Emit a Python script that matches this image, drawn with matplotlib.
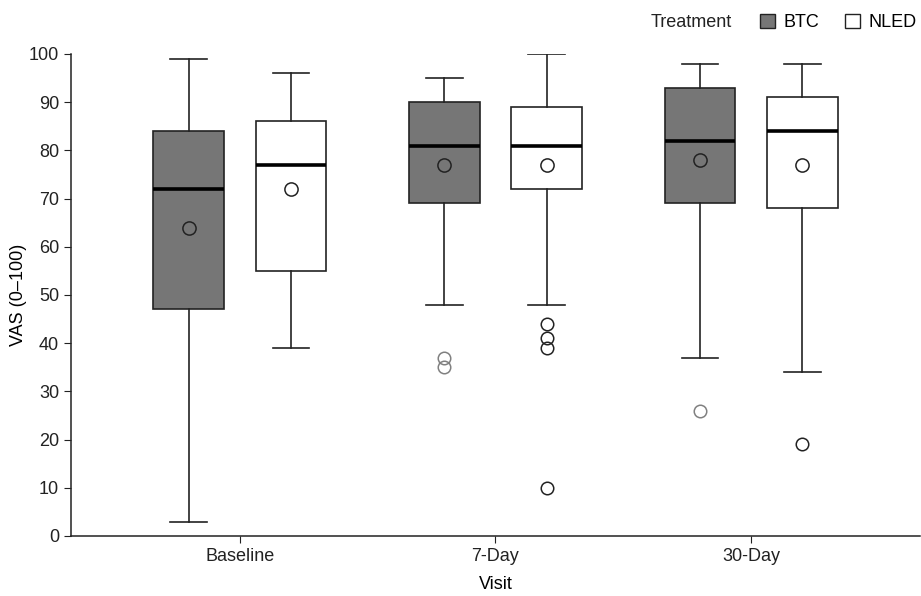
import matplotlib.pyplot as plt
from matplotlib.patches import Patch

plt.rcParams['font.family'] = ['Liberation Sans', 'DejaVu Sans']

# Données
visites = ["Baseline", "7-Day", "30-Day"]
traitements = ["BTC", "NLED"]

btc_whislo = [3, 48, 37]
btc_q1 = [47, 69, 69]
btc_med = [72, 81, 82]
btc_q3 = [84, 90, 93]
btc_whishi = [99, 95, 98]
btc_mean = [64, 77, 78]
btc_fliers = [[], [37, 35], [26]]

nled_whislo = [39, 48, 34]
nled_q1 = [55, 72, 68]
nled_med = [77, 81, 84]
nled_q3 = [86, 89, 91]
nled_whishi = [96, 100, 98]
nled_mean = [72, 77, 77]
nled_fliers = [[], [44, 41, 39, 10], [19]]

gris = "#767676"
bord = "#222222"
taille = 13

fig = plt.figure(figsize=(9.21, 5.96), dpi=100)
ax = fig.add_axes([0.077, 0.1007, 0.922, 0.8087])


def stats(lo, q1, med, q3, hi, moy, fl):
    return [dict(whislo=lo[i], q1=q1[i], med=med[i], q3=q3[i], whishi=hi[i],
                 mean=moy[i], fliers=fl[i]) for i in range(len(lo))]


decal = 0.2
largeur = 0.275
for nom, st, couleur, coul_out, dx in [
        ("BTC", stats(btc_whislo, btc_q1, btc_med, btc_q3, btc_whishi, btc_mean, btc_fliers), gris, "#808080", -decal),
        ("NLED", stats(nled_whislo, nled_q1, nled_med, nled_q3, nled_whishi, nled_mean, nled_fliers), "white", bord, decal)]:
    pos = [i + dx for i in range(len(visites))]
    ax.bxp(st, positions=pos, widths=largeur, patch_artist=True, showmeans=True,
           boxprops=dict(facecolor=couleur, edgecolor=bord, linewidth=1.2),
           medianprops=dict(color="black", linewidth=2.6),
           whiskerprops=dict(color=bord, linewidth=1.2),
           capprops=dict(color=bord, linewidth=1.2),
           capwidths=largeur * 0.52,
           flierprops=dict(marker="o", markerfacecolor="none", markeredgecolor=coul_out,
                           markersize=9, markeredgewidth=1.1),
           meanprops=dict(marker="o", markerfacecolor=couleur, markeredgecolor=bord,
                          markersize=9.5, markeredgewidth=1.1),
           manage_ticks=False)

ax.set_xlim(-0.66, 2.66)
ax.set_ylim(0, 100)
ax.set_yticks(range(0, 101, 10))
ax.set_xticks(range(len(visites)))
ax.set_xticklabels(visites)
ax.tick_params(labelsize=taille, colors="#222222", length=5)
for s in ["top", "right"]:
    ax.spines[s].set_visible(False)
for s in ["left", "bottom"]:
    ax.spines[s].set_color("#222222")
    ax.spines[s].set_linewidth(1.1)
ax.set_ylabel("VAS (0\u2013100)", fontsize=taille, va="center")
ax.yaxis.set_label_coords(-0.062, 0.5)
ax.set_xlabel("Visit", fontsize=taille, va="center")
ax.xaxis.set_label_coords(0.5, -0.1)

# Légende
fig.text(0.706, 0.962, "Treatment", fontsize=taille, va="center", ha="left", color="#222222")
poignees = [Patch(facecolor=gris, edgecolor=bord, label="BTC"),
            Patch(facecolor="white", edgecolor=bord, label="NLED")]
fig.legend(handles=poignees, ncol=2, loc="center right", bbox_to_anchor=(1.013, 0.962),
           frameon=False, fontsize=taille, handlelength=0.85, handleheight=0.85,
           handletextpad=0.45, columnspacing=1.45)

plt.savefig("out.png", dpi=100)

REQUIREMENTS: Report each line in the data that holds the word "matplotlib".

RESULT OF THIS TASK:
Emit a Python script that matches this image, drawn with matplotlib.
import matplotlib.pyplot as plt
from matplotlib.patches import Patch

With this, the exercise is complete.